# Start of Given entries
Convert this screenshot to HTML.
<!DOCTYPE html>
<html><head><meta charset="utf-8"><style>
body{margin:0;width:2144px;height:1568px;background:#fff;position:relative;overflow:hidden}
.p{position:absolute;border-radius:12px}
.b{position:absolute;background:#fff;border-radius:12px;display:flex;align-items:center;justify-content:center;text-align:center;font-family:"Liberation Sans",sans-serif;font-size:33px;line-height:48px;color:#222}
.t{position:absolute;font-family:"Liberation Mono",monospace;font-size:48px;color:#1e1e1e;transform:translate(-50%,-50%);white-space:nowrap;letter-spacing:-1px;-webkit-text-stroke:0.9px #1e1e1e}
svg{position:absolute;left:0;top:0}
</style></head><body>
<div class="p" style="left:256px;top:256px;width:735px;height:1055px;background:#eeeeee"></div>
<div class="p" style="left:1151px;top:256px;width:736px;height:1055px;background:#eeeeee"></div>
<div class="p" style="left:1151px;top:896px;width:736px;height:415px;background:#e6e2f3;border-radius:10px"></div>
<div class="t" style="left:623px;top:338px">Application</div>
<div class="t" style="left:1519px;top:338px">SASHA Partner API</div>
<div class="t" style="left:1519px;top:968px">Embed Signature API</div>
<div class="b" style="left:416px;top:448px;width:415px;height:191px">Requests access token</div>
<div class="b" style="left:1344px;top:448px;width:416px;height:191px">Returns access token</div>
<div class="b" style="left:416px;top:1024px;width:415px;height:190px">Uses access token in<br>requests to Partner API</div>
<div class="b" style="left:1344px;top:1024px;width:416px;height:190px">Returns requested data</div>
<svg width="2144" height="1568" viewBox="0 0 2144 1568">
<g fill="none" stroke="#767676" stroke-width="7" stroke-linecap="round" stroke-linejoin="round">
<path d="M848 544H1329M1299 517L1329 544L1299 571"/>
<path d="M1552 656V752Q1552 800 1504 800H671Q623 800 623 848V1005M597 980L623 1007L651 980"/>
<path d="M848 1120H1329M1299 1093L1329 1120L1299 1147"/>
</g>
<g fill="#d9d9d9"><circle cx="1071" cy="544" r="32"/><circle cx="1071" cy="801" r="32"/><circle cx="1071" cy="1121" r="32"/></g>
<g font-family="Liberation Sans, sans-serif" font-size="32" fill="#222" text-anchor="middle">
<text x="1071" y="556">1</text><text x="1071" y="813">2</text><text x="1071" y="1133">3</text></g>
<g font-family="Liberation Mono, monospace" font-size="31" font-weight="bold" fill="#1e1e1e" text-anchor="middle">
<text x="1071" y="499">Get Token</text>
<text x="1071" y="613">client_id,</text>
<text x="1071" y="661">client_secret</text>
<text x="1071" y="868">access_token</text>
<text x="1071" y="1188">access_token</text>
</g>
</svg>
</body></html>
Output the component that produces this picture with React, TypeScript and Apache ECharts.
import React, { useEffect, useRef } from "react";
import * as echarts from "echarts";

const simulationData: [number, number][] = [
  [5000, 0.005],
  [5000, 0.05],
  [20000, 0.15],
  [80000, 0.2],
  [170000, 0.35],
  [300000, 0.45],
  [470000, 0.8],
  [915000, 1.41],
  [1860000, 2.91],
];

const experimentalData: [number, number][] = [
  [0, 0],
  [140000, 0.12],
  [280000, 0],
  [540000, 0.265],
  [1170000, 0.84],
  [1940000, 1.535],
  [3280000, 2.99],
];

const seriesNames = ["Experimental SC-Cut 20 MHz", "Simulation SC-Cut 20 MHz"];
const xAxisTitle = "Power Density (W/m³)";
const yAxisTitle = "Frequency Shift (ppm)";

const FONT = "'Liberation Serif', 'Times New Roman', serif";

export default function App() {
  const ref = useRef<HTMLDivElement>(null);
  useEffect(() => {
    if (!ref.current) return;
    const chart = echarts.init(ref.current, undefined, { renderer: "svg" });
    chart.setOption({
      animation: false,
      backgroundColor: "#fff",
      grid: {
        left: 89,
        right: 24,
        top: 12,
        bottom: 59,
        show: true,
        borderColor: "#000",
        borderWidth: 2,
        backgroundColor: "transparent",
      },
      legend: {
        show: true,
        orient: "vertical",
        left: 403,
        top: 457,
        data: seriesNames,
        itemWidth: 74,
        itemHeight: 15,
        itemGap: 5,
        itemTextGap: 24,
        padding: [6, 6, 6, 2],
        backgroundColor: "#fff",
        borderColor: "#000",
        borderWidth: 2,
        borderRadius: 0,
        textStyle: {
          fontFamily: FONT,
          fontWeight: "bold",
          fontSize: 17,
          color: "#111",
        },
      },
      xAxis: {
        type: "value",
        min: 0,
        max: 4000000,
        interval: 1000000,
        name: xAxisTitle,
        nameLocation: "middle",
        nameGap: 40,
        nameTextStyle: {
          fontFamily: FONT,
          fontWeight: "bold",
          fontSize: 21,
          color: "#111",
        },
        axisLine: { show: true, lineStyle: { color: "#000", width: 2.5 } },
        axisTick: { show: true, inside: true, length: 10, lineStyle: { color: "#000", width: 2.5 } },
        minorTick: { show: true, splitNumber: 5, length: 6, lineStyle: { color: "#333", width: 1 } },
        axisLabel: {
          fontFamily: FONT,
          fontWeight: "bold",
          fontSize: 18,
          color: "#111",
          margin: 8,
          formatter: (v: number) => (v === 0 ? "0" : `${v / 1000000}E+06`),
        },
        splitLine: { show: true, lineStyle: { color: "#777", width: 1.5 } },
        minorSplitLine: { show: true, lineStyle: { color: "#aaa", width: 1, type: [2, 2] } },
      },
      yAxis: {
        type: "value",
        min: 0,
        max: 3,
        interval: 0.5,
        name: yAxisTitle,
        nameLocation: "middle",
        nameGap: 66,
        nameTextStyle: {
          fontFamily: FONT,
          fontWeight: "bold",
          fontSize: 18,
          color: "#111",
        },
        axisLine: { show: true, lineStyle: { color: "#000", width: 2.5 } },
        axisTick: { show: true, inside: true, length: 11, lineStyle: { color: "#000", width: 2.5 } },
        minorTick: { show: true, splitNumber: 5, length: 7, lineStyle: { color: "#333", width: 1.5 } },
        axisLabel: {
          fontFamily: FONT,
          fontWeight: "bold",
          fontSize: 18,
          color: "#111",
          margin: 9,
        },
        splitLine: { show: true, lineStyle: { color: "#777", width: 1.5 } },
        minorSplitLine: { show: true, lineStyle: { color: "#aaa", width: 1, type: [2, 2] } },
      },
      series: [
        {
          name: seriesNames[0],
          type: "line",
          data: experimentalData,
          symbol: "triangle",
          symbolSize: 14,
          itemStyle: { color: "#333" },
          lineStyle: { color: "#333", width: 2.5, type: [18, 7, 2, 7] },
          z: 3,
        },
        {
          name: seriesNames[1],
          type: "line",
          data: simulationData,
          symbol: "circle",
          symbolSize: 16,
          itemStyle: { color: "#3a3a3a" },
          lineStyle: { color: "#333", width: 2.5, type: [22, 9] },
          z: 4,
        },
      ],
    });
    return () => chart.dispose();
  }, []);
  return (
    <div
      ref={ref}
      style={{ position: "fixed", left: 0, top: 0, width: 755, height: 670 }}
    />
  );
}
# End of Given entries
Set exercise: Retype every entry above, word for word.

The output:
Convert this screenshot to HTML.
<!DOCTYPE html>
<html><head><meta charset="utf-8"><style>
body{margin:0;width:2144px;height:1568px;background:#fff;position:relative;overflow:hidden}
.p{position:absolute;border-radius:12px}
.b{position:absolute;background:#fff;border-radius:12px;display:flex;align-items:center;justify-content:center;text-align:center;font-family:"Liberation Sans",sans-serif;font-size:33px;line-height:48px;color:#222}
.t{position:absolute;font-family:"Liberation Mono",monospace;font-size:48px;color:#1e1e1e;transform:translate(-50%,-50%);white-space:nowrap;letter-spacing:-1px;-webkit-text-stroke:0.9px #1e1e1e}
svg{position:absolute;left:0;top:0}
</style></head><body>
<div class="p" style="left:256px;top:256px;width:735px;height:1055px;background:#eeeeee"></div>
<div class="p" style="left:1151px;top:256px;width:736px;height:1055px;background:#eeeeee"></div>
<div class="p" style="left:1151px;top:896px;width:736px;height:415px;background:#e6e2f3;border-radius:10px"></div>
<div class="t" style="left:623px;top:338px">Application</div>
<div class="t" style="left:1519px;top:338px">SASHA Partner API</div>
<div class="t" style="left:1519px;top:968px">Embed Signature API</div>
<div class="b" style="left:416px;top:448px;width:415px;height:191px">Requests access token</div>
<div class="b" style="left:1344px;top:448px;width:416px;height:191px">Returns access token</div>
<div class="b" style="left:416px;top:1024px;width:415px;height:190px">Uses access token in<br>requests to Partner API</div>
<div class="b" style="left:1344px;top:1024px;width:416px;height:190px">Returns requested data</div>
<svg width="2144" height="1568" viewBox="0 0 2144 1568">
<g fill="none" stroke="#767676" stroke-width="7" stroke-linecap="round" stroke-linejoin="round">
<path d="M848 544H1329M1299 517L1329 544L1299 571"/>
<path d="M1552 656V752Q1552 800 1504 800H671Q623 800 623 848V1005M597 980L623 1007L651 980"/>
<path d="M848 1120H1329M1299 1093L1329 1120L1299 1147"/>
</g>
<g fill="#d9d9d9"><circle cx="1071" cy="544" r="32"/><circle cx="1071" cy="801" r="32"/><circle cx="1071" cy="1121" r="32"/></g>
<g font-family="Liberation Sans, sans-serif" font-size="32" fill="#222" text-anchor="middle">
<text x="1071" y="556">1</text><text x="1071" y="813">2</text><text x="1071" y="1133">3</text></g>
<g font-family="Liberation Mono, monospace" font-size="31" font-weight="bold" fill="#1e1e1e" text-anchor="middle">
<text x="1071" y="499">Get Token</text>
<text x="1071" y="613">client_id,</text>
<text x="1071" y="661">client_secret</text>
<text x="1071" y="868">access_token</text>
<text x="1071" y="1188">access_token</text>
</g>
</svg>
</body></html>
Output the component that produces this picture with React, TypeScript and Apache ECharts.
import React, { useEffect, useRef } from "react";
import * as echarts from "echarts";

const simulationData: [number, number][] = [
  [5000, 0.005],
  [5000, 0.05],
  [20000, 0.15],
  [80000, 0.2],
  [170000, 0.35],
  [300000, 0.45],
  [470000, 0.8],
  [915000, 1.41],
  [1860000, 2.91],
];

const experimentalData: [number, number][] = [
  [0, 0],
  [140000, 0.12],
  [280000, 0],
  [540000, 0.265],
  [1170000, 0.84],
  [1940000, 1.535],
  [3280000, 2.99],
];

const seriesNames = ["Experimental SC-Cut 20 MHz", "Simulation SC-Cut 20 MHz"];
const xAxisTitle = "Power Density (W/m³)";
const yAxisTitle = "Frequency Shift (ppm)";

const FONT = "'Liberation Serif', 'Times New Roman', serif";

export default function App() {
  const ref = useRef<HTMLDivElement>(null);
  useEffect(() => {
    if (!ref.current) return;
    const chart = echarts.init(ref.current, undefined, { renderer: "svg" });
    chart.setOption({
      animation: false,
      backgroundColor: "#fff",
      grid: {
        left: 89,
        right: 24,
        top: 12,
        bottom: 59,
        show: true,
        borderColor: "#000",
        borderWidth: 2,
        backgroundColor: "transparent",
      },
      legend: {
        show: true,
        orient: "vertical",
        left: 403,
        top: 457,
        data: seriesNames,
        itemWidth: 74,
        itemHeight: 15,
        itemGap: 5,
        itemTextGap: 24,
        padding: [6, 6, 6, 2],
        backgroundColor: "#fff",
        borderColor: "#000",
        borderWidth: 2,
        borderRadius: 0,
        textStyle: {
          fontFamily: FONT,
          fontWeight: "bold",
          fontSize: 17,
          color: "#111",
        },
      },
      xAxis: {
        type: "value",
        min: 0,
        max: 4000000,
        interval: 1000000,
        name: xAxisTitle,
        nameLocation: "middle",
        nameGap: 40,
        nameTextStyle: {
          fontFamily: FONT,
          fontWeight: "bold",
          fontSize: 21,
          color: "#111",
        },
        axisLine: { show: true, lineStyle: { color: "#000", width: 2.5 } },
        axisTick: { show: true, inside: true, length: 10, lineStyle: { color: "#000", width: 2.5 } },
        minorTick: { show: true, splitNumber: 5, length: 6, lineStyle: { color: "#333", width: 1 } },
        axisLabel: {
          fontFamily: FONT,
          fontWeight: "bold",
          fontSize: 18,
          color: "#111",
          margin: 8,
          formatter: (v: number) => (v === 0 ? "0" : `${v / 1000000}E+06`),
        },
        splitLine: { show: true, lineStyle: { color: "#777", width: 1.5 } },
        minorSplitLine: { show: true, lineStyle: { color: "#aaa", width: 1, type: [2, 2] } },
      },
      yAxis: {
        type: "value",
        min: 0,
        max: 3,
        interval: 0.5,
        name: yAxisTitle,
        nameLocation: "middle",
        nameGap: 66,
        nameTextStyle: {
          fontFamily: FONT,
          fontWeight: "bold",
          fontSize: 18,
          color: "#111",
        },
        axisLine: { show: true, lineStyle: { color: "#000", width: 2.5 } },
        axisTick: { show: true, inside: true, length: 11, lineStyle: { color: "#000", width: 2.5 } },
        minorTick: { show: true, splitNumber: 5, length: 7, lineStyle: { color: "#333", width: 1.5 } },
        axisLabel: {
          fontFamily: FONT,
          fontWeight: "bold",
          fontSize: 18,
          color: "#111",
          margin: 9,
        },
        splitLine: { show: true, lineStyle: { color: "#777", width: 1.5 } },
        minorSplitLine: { show: true, lineStyle: { color: "#aaa", width: 1, type: [2, 2] } },
      },
      series: [
        {
          name: seriesNames[0],
          type: "line",
          data: experimentalData,
          symbol: "triangle",
          symbolSize: 14,
          itemStyle: { color: "#333" },
          lineStyle: { color: "#333", width: 2.5, type: [18, 7, 2, 7] },
          z: 3,
        },
        {
          name: seriesNames[1],
          type: "line",
          data: simulationData,
          symbol: "circle",
          symbolSize: 16,
          itemStyle: { color: "#3a3a3a" },
          lineStyle: { color: "#333", width: 2.5, type: [22, 9] },
          z: 4,
        },
      ],
    });
    return () => chart.dispose();
  }, []);
  return (
    <div
      ref={ref}
      style={{ position: "fixed", left: 0, top: 0, width: 755, height: 670 }}
    />
  );
}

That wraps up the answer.